Here are some portraits of Kumeyaay weavers:
Before one basketry event in 2017 in Los Angeles, Maria de Los Angeles Carillo Silva, a Kumeyaay weaver from San Jose de la Zorra, traveled four hours just to reach Tijuana to get her visa renewed. “Lots of visas are expiring,” says Miskwish, “and that needs to be addressed.” Visa renewals can cost up to $200, a large sum for people who oftentimes don’t make that much in a month.
The weavers in Baja are also facing a decline in materials due to competition for water and damage to their ancestral lands from cattle grazing and other factors. “Sometimes we have to pay for materials,” Carillo Silva told me through an interpreter at the 2017 event where we met.
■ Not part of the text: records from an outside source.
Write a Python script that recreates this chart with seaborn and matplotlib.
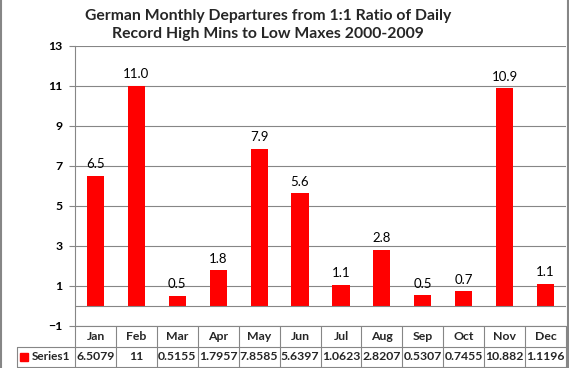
import pandas as pd
import seaborn as sns
import matplotlib.pyplot as plt
from matplotlib.lines import Line2D

# chart data
months = ['Jan', 'Feb', 'Mar', 'Apr', 'May', 'Jun',
          'Jul', 'Aug', 'Sep', 'Oct', 'Nov', 'Dec']
values = [6.5079, 11, 0.5155, 1.7957, 7.8585, 5.6397,
          1.0623, 2.8207, 0.5307, 0.7455, 10.882, 1.1196]
series_name = 'Series1'
yticks = [-1, 1, 3, 5, 7, 9, 11, 13]
title = ('German Monthly Departures from 1:1 Ratio of Daily\n'
         'Record High Mins to Low Maxes 2000-2009')

df = pd.DataFrame({'month': months, 'value': values})

sns.set_theme(style='white')
plt.rcParams['font.family'] = ['Lato', 'DejaVu Sans']

RED = '#ff0000'
GREY = '#868686'
W, H = 569, 368
FS = 8.8


def fx(px):
    return px / W


def fy(py):
    return 1 - py / H


fig = plt.figure(figsize=(W / 100, H / 100), dpi=100)

# main plot area
ax = fig.add_axes([fx(75), fy(326), fx(566) - fx(75), fy(46) - fy(326)])
sns.barplot(data=df, x='month', y='value', color=RED, saturation=1,
            width=0.42, linewidth=0, ax=ax)

ax.set_xlim(-0.5, 11.5)
ax.set_ylim(-1, 13)
ax.set_yticks(yticks)
ax.set_xticks([])
ax.set_xlabel('')
ax.set_ylabel('')
ax.yaxis.grid(True, color=GREY, lw=0.8)
ax.set_axisbelow(True)
ax.axhline(0, color=GREY, lw=0.8, zorder=1)
for side in ['top', 'right']:
    ax.spines[side].set_visible(False)
for side in ['left', 'bottom']:
    ax.spines[side].set_color(GREY)
    ax.spines[side].set_linewidth(0.8)
ax.tick_params(axis='y', left=True, length=4, width=0.8, color=GREY,
               pad=5, labelsize=FS, labelcolor='black')
for lab in ax.get_yticklabels():
    lab.set_fontweight('bold')

ax.bar_label(ax.containers[0], labels=[f'{v:.1f}' for v in values],
             padding=4, fontsize=9.5, color='black')

fig.text(fx(268), fy(25), title, ha='center', va='center',
         multialignment='center', fontsize=11.3, fontweight='bold',
         linespacing=1.35)

# data table below the plot
tab = fig.add_axes([fx(75), fy(367), fx(566) - fx(75), fy(326) - fy(367)])
tab.set_xlim(-0.5, 11.5)
tab.set_ylim(0, 2)
tab.axis('off')
col_w = (566 - 75) / 12
left_edge = -0.5 - (75 - 17) / col_w
for k in range(13):
    tab.plot([k - 0.5, k - 0.5], [0, 2], color=GREY, lw=0.8, clip_on=False)
for yy in [0, 1]:
    tab.plot([left_edge, 11.5], [yy, yy], color=GREY, lw=0.8, clip_on=False)
tab.plot([left_edge, left_edge], [0, 1], color=GREY, lw=0.8, clip_on=False)

for i, (m, v) in enumerate(zip(months, values)):
    tab.text(i, 1.5, m, ha='center', va='center', fontsize=FS,
             fontweight='bold')
    tab.text(i, 0.5, f'{v:g}', ha='center', va='center', fontsize=FS,
             fontweight='bold')

tab.plot([-0.5 - (75 - 24) / col_w], [0.5], marker='s', ms=5.5, color=RED,
         clip_on=False)
tab.text(-0.5 - (75 - 31.5) / col_w, 0.5, series_name, ha='left', va='center',
         fontsize=FS - 0.3, fontweight='bold')

# chart border
fig.add_artist(Line2D([fx(1), fx(1)], [0, 1], color=GREY, lw=1.5))
fig.add_artist(Line2D([fx(568), fx(568)], [0, 1], color=GREY, lw=1.5))

fig.savefig('out.png', dpi=100)
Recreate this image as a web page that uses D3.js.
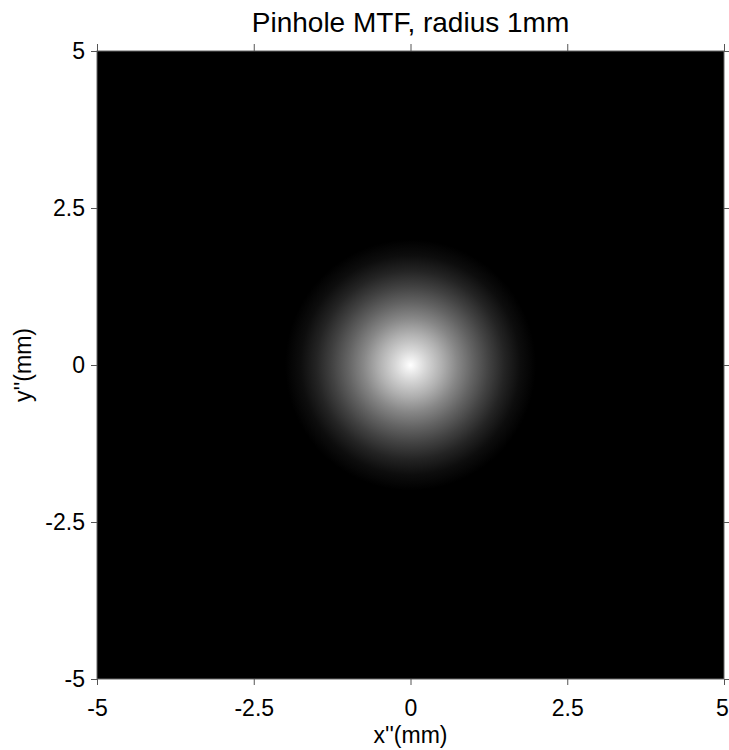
<!DOCTYPE html>
<html>
<head>
<meta charset="utf-8">
<script src="https://cdn.jsdelivr.net/npm/d3@7"></script>
<style>
  body { margin: 0; background: #fff; }
  text { font-family: "Liberation Sans", Arial, sans-serif; fill: #000; }
</style>
</head>
<body>
<div id="chart"></div>
<script>
// radial profile of the MTF (radius in mm, grey level 0..1)
const profileRadius = [0, 0.25, 0.5, 0.75, 1.0, 1.25, 1.5, 1.75, 2.0];
const profileValue  = [1, 0.84, 0.69, 0.53, 0.39, 0.26, 0.14, 0.05, 0];
const centre = [0, 0];

const tickValues = [-5, -2.5, 0, 2.5, 5];
const tickLabels = ["-5", "-2.5", "0", "2.5", "5"];
const domain = [-5, 5];

const titleText = "Pinhole MTF, radius 1mm";
const xLabel = "x''(mm)";
const yLabel = "y''(mm)";

const width = 729, height = 750;
const margin = {top: 51, right: 5, bottom: 71, left: 97};

const svg = d3.select("#chart").append("svg")
    .attr("width", width)
    .attr("height", height);

const x = d3.scaleLinear().domain(domain).range([margin.left, width - margin.right]);
const y = d3.scaleLinear().domain(domain).range([height - margin.bottom, margin.top]);
const grey = d3.scaleLinear().domain([0, 1]).range(["#000", "#fff"]);

//gradient built from the profile
const rMax = d3.max(profileRadius);
const grad = svg.append("defs").append("radialGradient")
    .attr("id", "mtf")
    .attr("gradientUnits", "userSpaceOnUse")
    .attr("cx", x(centre[0]))
    .attr("cy", y(centre[1]))
    .attr("r", x(rMax) - x(centre[0]));

grad.selectAll("stop")
    .data(profileRadius)
    .join("stop")
    .attr("offset", d => d / rMax)
    .attr("stop-color", (d, i) => grey(profileValue[i]));

svg.append("rect")
    .attr("x", x(-5)).attr("y", y(5))
    .attr("width", x(5) - x(-5)).attr("height", y(-5) - y(5))
    .attr("fill", "url(#mtf)");

//frame
svg.append("rect")
    .attr("x", x(-5)).attr("y", y(5))
    .attr("width", x(5) - x(-5)).attr("height", y(-5) - y(5))
    .attr("fill", "none")
    .attr("stroke", "#666")
    .attr("stroke-width", 1);

const fmt = v => tickLabels[tickValues.indexOf(v)];
const styleAxis = g => {
    g.select(".domain").remove();
    g.selectAll(".tick line").attr("stroke", "#555");
    g.selectAll(".tick text").style("font-size", "23px").attr("fill", "#000");
};

const xAxisG = svg.append("g")
    .attr("transform", `translate(0,${y(-5)})`)
    .call(d3.axisBottom(x).tickValues(tickValues).tickFormat(fmt).tickSize(6).tickPadding(15))
    .call(styleAxis);

//last label sits right on the window edge, nudge it in a bit
xAxisG.selectAll(".tick text")
    .filter(d => d === d3.max(tickValues))
    .attr("dx", -2);

svg.append("g")
    .attr("transform", `translate(0,${y(5)})`)
    .call(d3.axisTop(x).tickValues(tickValues).tickFormat("").tickSize(7))
    .call(styleAxis);

svg.append("g")
    .attr("transform", `translate(${x(-5)},0)`)
    .call(d3.axisLeft(y).tickValues(tickValues).tickFormat(fmt).tickSize(6).tickPadding(6))
    .call(styleAxis);

svg.append("g")
    .attr("transform", `translate(${x(5)},0)`)
    .call(d3.axisRight(y).tickValues(tickValues).tickFormat("").tickSize(6))
    .call(styleAxis);

svg.append("text")
    .attr("x", x(0)).attr("y", 32)
    .attr("text-anchor", "middle")
    .style("font-size", "28px")
    .text(titleText);

svg.append("text")
    .attr("x", x(0)).attr("y", 743)
    .attr("text-anchor", "middle")
    .style("font-size", "23px")
    .text(xLabel);

svg.append("text")
    .attr("transform", `translate(31,${y(0)}) rotate(-90)`)
    .attr("text-anchor", "middle")
    .style("font-size", "23px")
    .text(yLabel);
</script>
</body>
</html>
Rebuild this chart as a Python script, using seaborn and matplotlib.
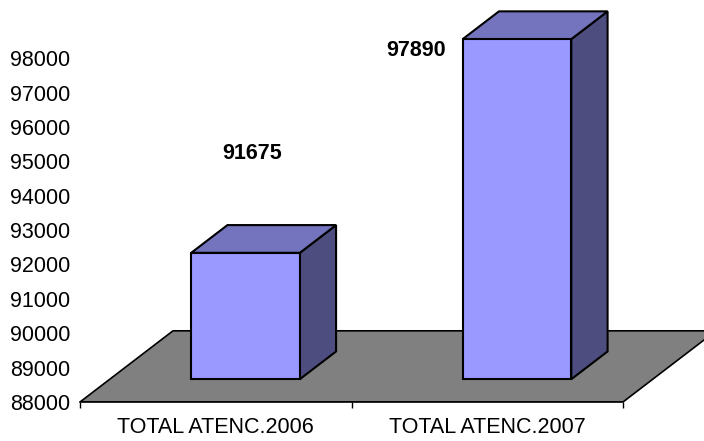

It’s hoped that the wetlands restoration project helps alleviate the shortage.
“The Kumiai would like people to know that they exist,” Ramirez says. “They’re really California Indians too; their environment, traditions, and material are the same as the tribes north of the political border.
“Many people are surprised to hear that they still live there on their ancestral lands, and that they’re struggling to keep their Native identity.”